The content of Buhari’s letter is expected to be read on the floor of the Senate tomorrow (Tuesday).
Ndume described the call for Buhari’s impeachment proceedings over the budget controversy as a bad joke from the opposition.
“If we are to consider the act of impunity committed at the Presidency during PDP (Peoples Democratic Party) 16 years rule, then Nigerians deserve to kill the party and anything it represents,” he said.
When asked what punishment that awaits the Presidency over the integrity checks failure of the budget, Ndume said that the President did not submit a failed budget, but a budget that passed through integrity check of the Senate, showing some discrepancies that needed to be corrected.
He, however, said that in spite of the controversy trailing the budget, the Senate and, by extension, the National Assembly, would get it passed into law latest by the end of February this year.
He added that the appearance of the Central Bank of Nigeria (CBN) Governor, Mr.
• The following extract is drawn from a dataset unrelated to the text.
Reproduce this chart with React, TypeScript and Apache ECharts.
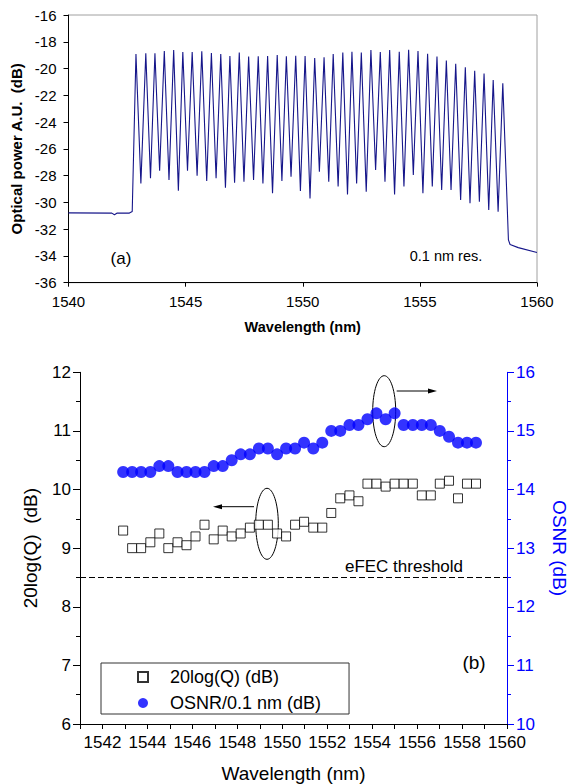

Godwin Emefiele, before the Senate tomorrow over the dwindling fortune of the naira in the international market would be conducted behind closed door.
According to him,such an appearance is so sensitive to be made open because the Senate would want the CBN governor to be very frank on what can urgently be done by the Federal Government to rescue both the Naira and the economy from further fall.
“Honestly speaking, as a Nigerian, I’m worried about how things are in the country now, the same way the Senate is,” he added.